The second in this stamp series, these stamps are as fun and whimsical as the attractions they celebrate. Designer Fraser Ross of Halifax’s Semaphor Design Company notes, “They’re all iconic in their own way, so we wanted to give them each a monumental quality.” The stamps feature traditional oil paintings by Nova Scotia artist Bonnie Ross. The detail and dimension within them was captured by applying layer upon layer of graduated colour. The lively colour scheme lends a cartoonish aspect to the scenes. Fraser adds, “This quality highlights the originality and quirkiness of these attractions; they’re so much fun and we wanted the stamps to speak to that.”
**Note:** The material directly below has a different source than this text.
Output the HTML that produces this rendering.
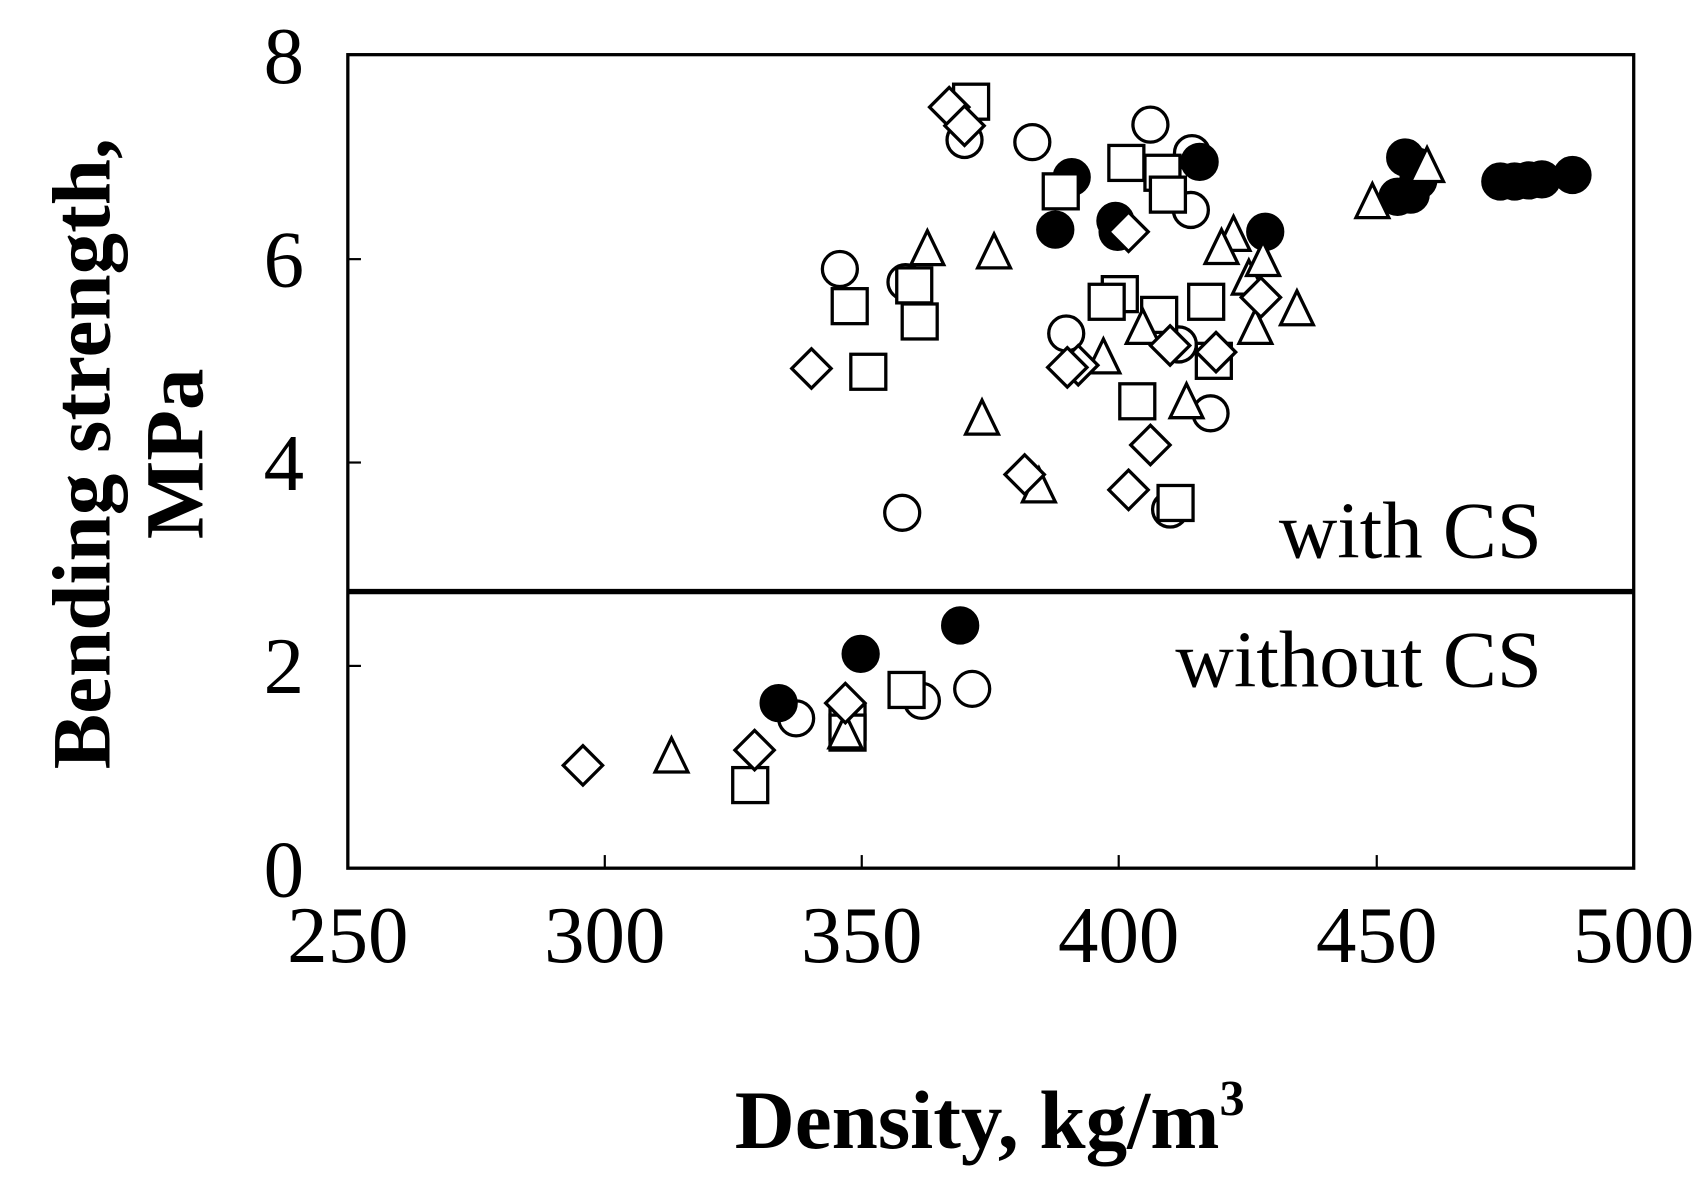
<!DOCTYPE html>
<html><head><meta charset="utf-8"><style>
html,body{margin:0;padding:0;background:#fff;}
svg{display:block;}
text{font-family:"Liberation Serif",serif;fill:#000;}
</style></head><body>
<svg width="1706" height="1182" viewBox="0 0 1560 1081" xmlns="http://www.w3.org/2000/svg">
<defs>
<circle id="c" r="16" fill="#fff" stroke="#000" stroke-width="3"/>
<circle id="f" r="16" fill="#000" stroke="#000" stroke-width="3"/>
<rect id="s" x="-16" y="-16" width="32" height="32" fill="#fff" stroke="#000" stroke-width="3"/>
<polygon id="t" points="0,-19 15,12 -15,12" fill="#fff" stroke="#000" stroke-width="3"/>
<polygon id="d" points="0,-18 18,0 0,18 -18,0" fill="#fff" stroke="#000" stroke-width="3"/>
</defs>
<rect x="318" y="50" width="1176" height="744" fill="none" stroke="#000" stroke-width="3"/>
<line x1="318" y1="541" x2="1494" y2="541" stroke="#000" stroke-width="5"/>
<g stroke="#000" stroke-width="2">
<line x1="318" y1="237" x2="330" y2="237"/><line x1="318" y1="423" x2="330" y2="423"/><line x1="318" y1="609" x2="330" y2="609"/>
<line x1="553" y1="794" x2="553" y2="782"/><line x1="788" y1="794" x2="788" y2="782"/><line x1="1023" y1="794" x2="1023" y2="782"/><line x1="1259" y1="794" x2="1259" y2="782"/>
</g>
<g font-size="74" text-anchor="end">
<text x="278" y="76">8</text><text x="278" y="262">6</text><text x="278" y="448">4</text><text x="278" y="634">2</text><text x="278" y="820">0</text>
</g>
<g font-size="74" text-anchor="middle">
<text x="318" y="880">250</text><text x="553" y="880">300</text><text x="788" y="880">350</text><text x="1023" y="880">400</text><text x="1259" y="880">450</text><text x="1494" y="880">500</text>
</g>
<text x="905" y="1050" font-size="76" font-weight="bold" text-anchor="middle">Density, kg/m<tspan font-size="46" dy="-30">3</tspan></text>
<g transform="translate(100,415) rotate(-90)"><text font-size="76" font-weight="bold" text-anchor="middle">Bending strength,</text></g>
<g transform="translate(185,415) rotate(-90)"><text font-size="76" font-weight="bold" text-anchor="middle">MPa</text></g>
<text x="1410" y="510" font-size="74" text-anchor="end">with CS</text>
<text x="1410" y="628" font-size="74" text-anchor="end">without CS</text>
<g>
<use href="#c" x="882" y="128"/><use href="#c" x="944" y="130"/><use href="#c" x="1052" y="114"/><use href="#c" x="1090" y="140"/><use href="#c" x="1089" y="192"/><use href="#c" x="768" y="246"/><use href="#c" x="828" y="258"/><use href="#c" x="975" y="305"/><use href="#c" x="1078" y="315"/><use href="#c" x="1107" y="378"/><use href="#c" x="825" y="469"/><use href="#c" x="1070" y="466"/><use href="#c" x="728" y="657"/><use href="#c" x="843" y="641"/><use href="#c" x="889" y="630"/>
<use href="#f" x="980" y="162"/><use href="#f" x="965" y="210"/><use href="#f" x="1020" y="202"/><use href="#f" x="1022" y="212"/><use href="#f" x="1097" y="148"/><use href="#f" x="1157" y="212"/><use href="#f" x="1285" y="144"/><use href="#f" x="1295" y="152"/><use href="#f" x="1297" y="165"/><use href="#f" x="1290" y="178"/><use href="#f" x="1278" y="180"/><use href="#f" x="1372" y="166"/><use href="#f" x="1385" y="166"/><use href="#f" x="1398" y="165"/><use href="#f" x="1410" y="164"/><use href="#f" x="1438" y="160"/><use href="#f" x="712" y="643"/><use href="#f" x="787" y="598"/><use href="#f" x="878" y="572"/>
<use href="#s" x="888" y="93"/><use href="#s" x="970" y="175"/><use href="#s" x="1030" y="149"/><use href="#s" x="1063" y="158"/><use href="#s" x="1068" y="178"/><use href="#s" x="777" y="280"/><use href="#s" x="836" y="261"/><use href="#s" x="841" y="294"/><use href="#s" x="794" y="340"/><use href="#s" x="1024" y="269"/><use href="#s" x="1012" y="276"/><use href="#s" x="1060" y="288"/><use href="#s" x="1103" y="276"/><use href="#s" x="1110" y="330"/><use href="#s" x="1040" y="367"/><use href="#s" x="1075" y="460"/><use href="#s" x="829" y="631"/><use href="#s" x="775" y="660"/><use href="#s" x="775" y="670"/><use href="#s" x="686" y="718"/>
<use href="#t" x="848" y="230"/><use href="#t" x="909" y="233"/><use href="#t" x="898" y="385"/><use href="#t" x="950" y="447"/><use href="#t" x="1255" y="187"/><use href="#t" x="1305" y="154"/><use href="#t" x="1128" y="217"/><use href="#t" x="1117" y="229"/><use href="#t" x="1142" y="257"/><use href="#t" x="1155" y="240"/><use href="#t" x="1148" y="302"/><use href="#t" x="1186" y="285"/><use href="#t" x="1045" y="302"/><use href="#t" x="1009" y="329"/><use href="#t" x="1085" y="370"/><use href="#t" x="614" y="694"/><use href="#t" x="773" y="672"/>
<use href="#d" x="868" y="98"/><use href="#d" x="882" y="115"/><use href="#d" x="742" y="337"/><use href="#d" x="986" y="334"/><use href="#d" x="976" y="336"/><use href="#d" x="1070" y="316"/><use href="#d" x="1112" y="322"/><use href="#d" x="1153" y="272"/><use href="#d" x="1032" y="212"/><use href="#d" x="1052" y="407"/><use href="#d" x="937" y="434"/><use href="#d" x="1032" y="448"/><use href="#d" x="533" y="700"/><use href="#d" x="690" y="686"/><use href="#d" x="773" y="643"/>
</g>
</svg>
</body></html>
While working on the series, Ross came to see that the appeal of the attractions extends well beyond their quirks. “They’re like historical landmarks in both a literal and figurative way,” he says. “They literally mark a location, but they also mark a time and place.” In fact, the attractions are so heavily linked to the culture and geography of the towns they represent that Ross thought it important to locate each in its natural setting—from Saskatchewan’s prairie countryside, through lush forests, towards the sandy shores of the Mingan Archipelago. He also emphasized their location by working provincial flags and maps into each stamp, adding, “The maps highlight the idea of a Canada-wide road trip, as well as the west-to-east progression of the series.”